* **EXERCISE TASK**
Give again, exactly as written, the lines of the records below from the line with "Rebuild this chart" to the line with "6.7, 4.8, 4.0]". Both end lines count; pictures do not.

----

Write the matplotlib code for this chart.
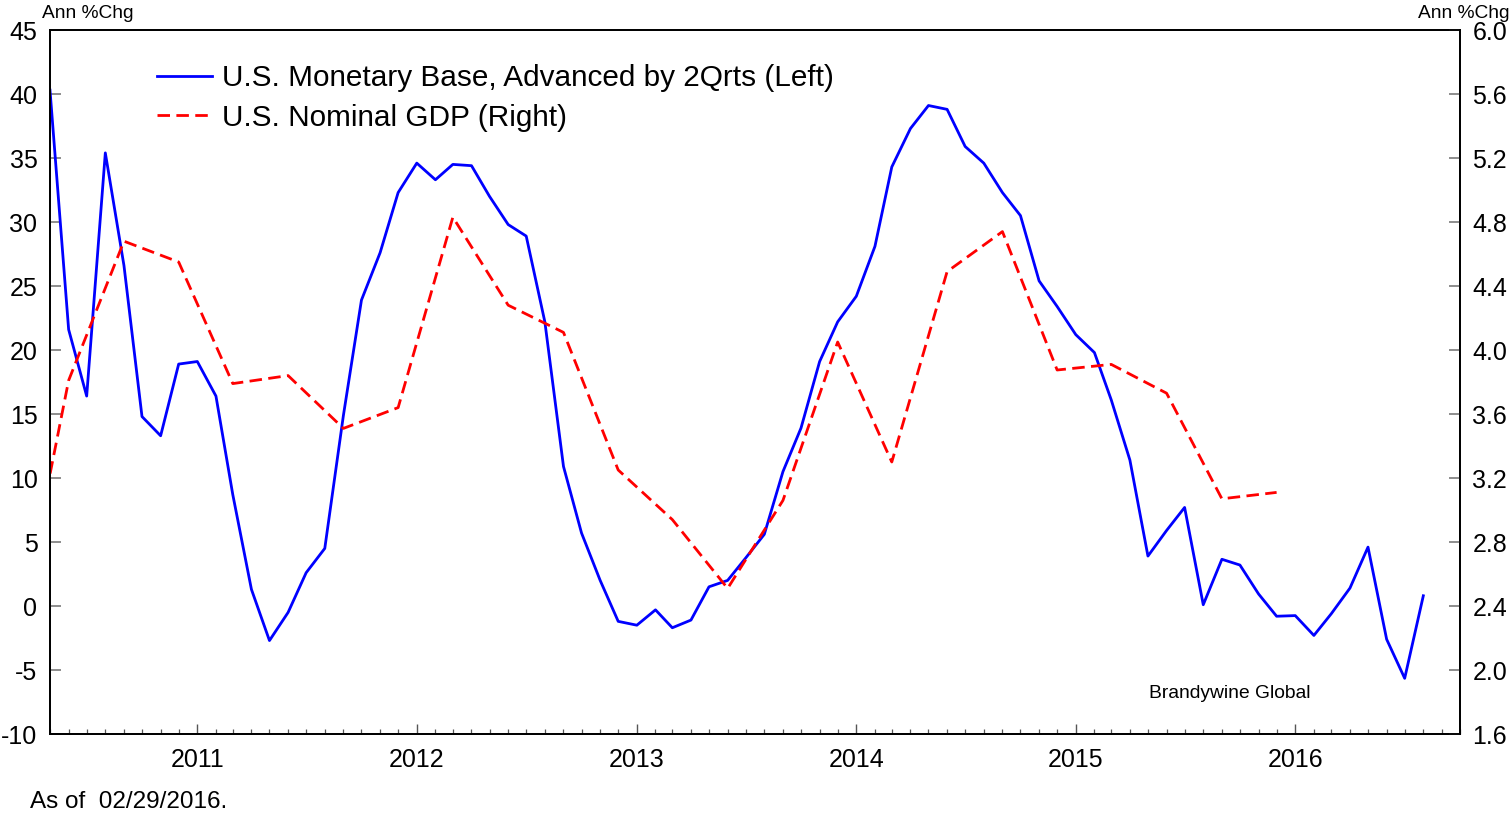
import matplotlib
matplotlib.use("Agg")
import matplotlib.pyplot as plt
import matplotlib.dates as mdates
import pandas as pd

plt.rcParams['font.family'] = ['Liberation Sans', 'DejaVu Sans']

# monthly monetary base, advanced by 2 quarters (left axis), May 2010 - Aug 2016
base_start = '2010-05-01'
monetary_base = [
    40.3, 21.6, 16.4, 35.4, 26.6, 14.8, 13.3, 18.9,
    19.1, 16.4, 8.7, 1.3, -2.7, -0.5, 2.6, 4.5, 14.9, 23.9, 27.6, 32.3,
    34.6, 33.3, 34.5, 34.4, 32.0, 29.8, 28.9, 22.2, 10.9, 5.7, 2.0, -1.2,
    -1.5, -0.3, -1.7, -1.1, 1.5, 2.0, 3.75, 5.6, 10.5, 13.9, 19.1, 22.2,
    24.2, 28.1, 34.3, 37.3, 39.1, 38.8, 35.9, 34.6, 32.3, 30.5, 25.4, 23.4,
    21.2, 19.8, 16.1, 11.4, 3.9, 5.9, 7.7, 0.1, 3.65, 3.2, 0.94, -0.8,
    -0.75, -2.3, -0.6, 1.4, 4.6, -2.6, -5.65, 0.8,
]

# quarterly nominal GDP (right axis), Mar 2010 - Dec 2015
gdp_start = '2010-03-01'
nominal_gdp = [
    2.07, 3.81, 4.68, 4.55,
    3.79, 3.84, 3.51, 3.64,
    4.83, 4.28, 4.11, 3.25,
    2.94, 2.51, 3.06, 4.05,
    3.30, 4.49, 4.74, 3.875,
    3.91, 3.73, 3.07, 3.11,
]

left_ticks = [-10, -5, 0, 5, 10, 15, 20, 25, 30, 35, 40, 45]
right_ticks = [1.6, 2.0, 2.4, 2.8, 3.2, 3.6, 4.0, 4.4, 4.8, 5.2, 5.6, 6.0]

base_dates = pd.date_range(base_start, periods=len(monetary_base), freq='MS')
gdp_dates = pd.date_range(gdp_start, periods=len(nominal_gdp), freq='3MS')

fig = plt.figure(figsize=(15.12, 8.15), dpi=100)
ax = fig.add_axes([50 / 1512, 1 - 734 / 815, 1410 / 1512, 704 / 815])
ax2 = ax.twinx()

l1, = ax.plot(base_dates, monetary_base, color='#0000ff', lw=2.0,
              label='U.S. Monetary Base, Advanced by 2Qrts (Left)')
l2, = ax2.plot(gdp_dates, nominal_gdp, color='#ff0000', lw=2.0,
               dashes=(4.5, 2.3),
               label='U.S. Nominal GDP (Right)')

ax.set_xlim(pd.Timestamp('2010-05-01'), pd.Timestamp('2016-10-01'))
ax.set_ylim(-10, 45)
ax2.set_ylim(1.6, 6.0)
ax.set_yticks(left_ticks)
ax.set_yticklabels([str(t) for t in left_ticks])
ax2.set_yticks(right_ticks)
ax2.set_yticklabels([f'{t:.1f}' for t in right_ticks])

ax.xaxis.set_major_locator(mdates.YearLocator())
ax.xaxis.set_major_formatter(mdates.DateFormatter('%Y'))
ax.xaxis.set_minor_locator(mdates.MonthLocator())

for a in (ax, ax2):
    for s in a.spines.values():
        s.set_linewidth(1.3)
        s.set_color('black')

ax.tick_params(axis='y', direction='in', length=8, width=1.2, color='#7a7a7a',
               labelsize=18, pad=9)
ax2.tick_params(axis='y', direction='in', length=8, width=1.2, color='#7a7a7a',
                labelsize=18, pad=9)
ax.tick_params(axis='x', which='major', direction='in', length=7, width=1.0,
               color='#555555', labelsize=18, pad=10)
ax.tick_params(axis='x', which='minor', direction='in', length=3.8, width=0.9,
               color='#555555')

ax.legend(handles=[l1, l2], loc='upper left', frameon=False,
          bbox_to_anchor=((157 - 50) / 1410, (734 - 64) / 704),
          borderpad=0, borderaxespad=0, fontsize=21.4, handlelength=1.85,
          handletextpad=0.33, labelspacing=0.4)

fig.text(42 / 1512, 1 - 13 / 815, 'Ann %Chg', fontsize=13.8, va='center', ha='left')
fig.text(1510 / 1512, 1 - 13 / 815, 'Ann %Chg', fontsize=13.8, va='center', ha='right')
ax.text((1230 - 50) / 1410, (734 - 694) / 704, 'Brandywine Global', fontsize=13.9,
        ha='center', va='center', transform=ax.transAxes)
fig.text(30 / 1512, 1 - 802 / 815, 'As of  02/29/2016.', fontsize=17.5,
         ha='left', va='center')

fig.savefig('out.png', dpi=100)
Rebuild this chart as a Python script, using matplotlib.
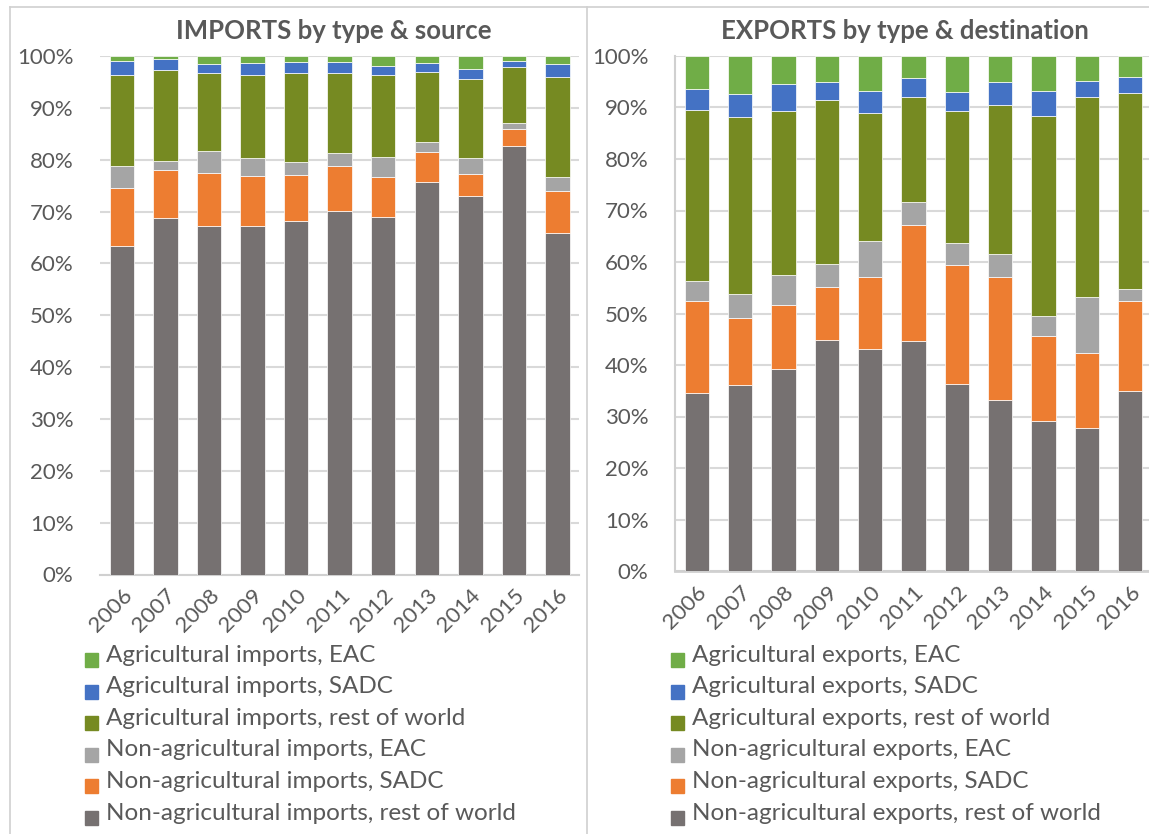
import matplotlib
matplotlib.use("Agg")
import matplotlib.pyplot as plt
from matplotlib.patches import Rectangle
from matplotlib.lines import Line2D
from matplotlib.ticker import PercentFormatter
import numpy as np

years = ["2006", "2007", "2008", "2009", "2010", "2011", "2012", "2013", "2014", "2015", "2016"]

# Imports, shares in percent (stacked bottom to top)
imp_nonag_row = [63.4, 68.8, 67.3, 67.3, 68.1, 70.2, 69.0, 75.7, 73.0, 82.7, 65.9]
imp_nonag_sadc = [11.2, 9.3, 10.2, 9.5, 8.9, 8.5, 7.6, 5.7, 4.2, 3.2, 8.0]
imp_nonag_eac = [4.2, 1.6, 4.2, 3.6, 2.6, 2.5, 4.0, 2.0, 3.1, 1.2, 2.7]
imp_ag_row = [17.5, 17.6, 15.1, 15.9, 17.1, 15.6, 15.7, 13.6, 15.2, 10.7, 19.3]
imp_ag_sadc = [2.8, 2.2, 1.7, 2.3, 2.1, 2.0, 1.8, 1.7, 1.9, 1.3, 2.6]
imp_ag_eac = [0.9, 0.5, 1.5, 1.4, 1.2, 1.2, 1.9, 1.3, 2.6, 0.9, 1.5]

# Exports, shares in percent (stacked bottom to top)
exp_nonag_row = [34.6, 36.2, 39.3, 44.9, 43.2, 44.7, 36.3, 33.2, 29.1, 27.7, 35.0]
exp_nonag_sadc = [17.9, 12.9, 12.3, 10.2, 13.8, 22.4, 23.1, 23.8, 16.6, 14.6, 17.4]
exp_nonag_eac = [3.8, 4.7, 5.9, 4.5, 7.1, 4.6, 4.3, 4.6, 3.9, 10.9, 2.4]
exp_ag_row = [33.3, 34.4, 31.8, 31.9, 24.8, 20.3, 25.6, 28.9, 38.7, 38.8, 38.0]
exp_ag_sadc = [3.9, 4.5, 5.2, 3.4, 4.4, 3.8, 3.8, 4.5, 5.0, 3.2, 3.2]
exp_ag_eac = [6.5, 7.3, 5.5, 5.1, 6.7, 4.2, 6.9, 5.0, 6.7, 4.8, 4.0]

imp_labels = ["Non-agricultural imports, rest of world", "Non-agricultural imports, SADC",
              "Non-agricultural imports, EAC", "Agricultural imports, rest of world",
              "Agricultural imports, SADC", "Agricultural imports, EAC"]
exp_labels = ["Non-agricultural exports, rest of world", "Non-agricultural exports, SADC",
              "Non-agricultural exports, EAC", "Agricultural exports, rest of world",
              "Agricultural exports, SADC", "Agricultural exports, EAC"]
colors = ["#767171", "#ED7D31", "#A5A5A5", "#768A22", "#4472C4", "#70AD47"]

TXT = "#595959"
FONT = "Lato"
W, H = 1149, 834

fig = plt.figure(figsize=(W / 100, H / 100), dpi=100)


def px_rect(x0, x1, ytop, ybot):
    return [x0 / W, 1 - ybot / H, (x1 - x0) / W, (ybot - ytop) / H]


def stacked(ax, series, title, title_x, show_left_spine):
    data = np.array(series, dtype=float)
    data = data / data.sum(axis=0) * 100
    x = np.arange(len(years))
    bottom = np.zeros(len(years))
    for vals, c in zip(data, colors):
        ax.bar(x, vals, bottom=bottom, width=0.56, color=c,
               edgecolor="white", linewidth=0.5, zorder=3)
        bottom += vals
    ax.set_xlim(-0.5, len(years) - 0.5)
    ax.set_ylim(0, 100)
    ax.set_yticks(np.arange(0, 101, 10))
    ax.yaxis.set_major_formatter(PercentFormatter(decimals=0))
    ax.grid(axis="y", color="#D9D9D9", linewidth=1.5, zorder=0)
    ax.set_axisbelow(True)
    for s in ["top", "right"]:
        ax.spines[s].set_visible(False)
    ax.spines["left"].set_visible(show_left_spine)
    ax.spines["left"].set_color("#D0D0D0")
    ax.spines["left"].set_linewidth(1.5)
    ax.spines["bottom"].set_color("#D0D0D0")
    ax.spines["bottom"].set_linewidth(2 if show_left_spine else 1.5)
    ax.set_xticks(x)
    ax.set_xticklabels(years, rotation=45, ha="right", rotation_mode="anchor")
    ax.tick_params(axis="both", length=0, labelcolor=TXT, labelsize=16)
    ax.tick_params(axis="y", pad=19)
    ax.tick_params(axis="x", pad=8)
    for lab in ax.get_xticklabels() + ax.get_yticklabels():
        lab.set_fontfamily(FONT)
    fig.text(title_x / W, 1 - 31 / H, title, ha="center", va="center",
             fontsize=18.5, fontweight="bold", color=TXT, family=FONT)


ax1 = fig.add_axes(px_rect(100, 579.4, 56, 574.5))
stacked(ax1, [imp_nonag_row, imp_nonag_sadc, imp_nonag_eac, imp_ag_row, imp_ag_sadc, imp_ag_eac],
        "IMPORTS by type & source", 334, False)

ax2 = fig.add_axes(px_rect(675, 1152, 56, 571))
stacked(ax2, [exp_nonag_row, exp_nonag_sadc, exp_nonag_eac, exp_ag_row, exp_ag_sadc, exp_ag_eac],
        "EXPORTS by type & destination", 905, True)


# legends, listed top-down from the top of the stack
def legend(x_box, x_text, labels):
    for i, (lab, c) in enumerate(zip(labels[::-1], colors[::-1])):
        yc = 655 + i * 31.6
        fig.patches.append(Rectangle((x_box / W, 1 - (yc + 12) / H), 13 / W, 14 / H,
                                     transform=fig.transFigure, color=c))
        fig.text(x_text / W, 1 - yc / H, lab, ha="left", va="center",
                 fontsize=17.5, color=TXT, family=FONT)


legend(85, 106, imp_labels)
legend(671, 692, exp_labels)

# panel frames
frame = dict(transform=fig.transFigure, color="#D0D0D0", linewidth=1.2)
fig.lines.append(Line2D([10 / W, 1], [1 - 7 / H] * 2, **frame))
fig.lines.append(Line2D([10 / W] * 2, [0, 1 - 7 / H], **frame))
fig.lines.append(Line2D([587 / W] * 2, [0, 1 - 7 / H], **frame))

fig.savefig("out.png", dpi=100, facecolor="white")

----

* **CORRECT RESPONSE**
Rebuild this chart as a Python script, using matplotlib.
import matplotlib
matplotlib.use("Agg")
import matplotlib.pyplot as plt
from matplotlib.patches import Rectangle
from matplotlib.lines import Line2D
from matplotlib.ticker import PercentFormatter
import numpy as np

years = ["2006", "2007", "2008", "2009", "2010", "2011", "2012", "2013", "2014", "2015", "2016"]

# Imports, shares in percent (stacked bottom to top)
imp_nonag_row = [63.4, 68.8, 67.3, 67.3, 68.1, 70.2, 69.0, 75.7, 73.0, 82.7, 65.9]
imp_nonag_sadc = [11.2, 9.3, 10.2, 9.5, 8.9, 8.5, 7.6, 5.7, 4.2, 3.2, 8.0]
imp_nonag_eac = [4.2, 1.6, 4.2, 3.6, 2.6, 2.5, 4.0, 2.0, 3.1, 1.2, 2.7]
imp_ag_row = [17.5, 17.6, 15.1, 15.9, 17.1, 15.6, 15.7, 13.6, 15.2, 10.7, 19.3]
imp_ag_sadc = [2.8, 2.2, 1.7, 2.3, 2.1, 2.0, 1.8, 1.7, 1.9, 1.3, 2.6]
imp_ag_eac = [0.9, 0.5, 1.5, 1.4, 1.2, 1.2, 1.9, 1.3, 2.6, 0.9, 1.5]

# Exports, shares in percent (stacked bottom to top)
exp_nonag_row = [34.6, 36.2, 39.3, 44.9, 43.2, 44.7, 36.3, 33.2, 29.1, 27.7, 35.0]
exp_nonag_sadc = [17.9, 12.9, 12.3, 10.2, 13.8, 22.4, 23.1, 23.8, 16.6, 14.6, 17.4]
exp_nonag_eac = [3.8, 4.7, 5.9, 4.5, 7.1, 4.6, 4.3, 4.6, 3.9, 10.9, 2.4]
exp_ag_row = [33.3, 34.4, 31.8, 31.9, 24.8, 20.3, 25.6, 28.9, 38.7, 38.8, 38.0]
exp_ag_sadc = [3.9, 4.5, 5.2, 3.4, 4.4, 3.8, 3.8, 4.5, 5.0, 3.2, 3.2]
exp_ag_eac = [6.5, 7.3, 5.5, 5.1, 6.7, 4.2, 6.9, 5.0, 6.7, 4.8, 4.0]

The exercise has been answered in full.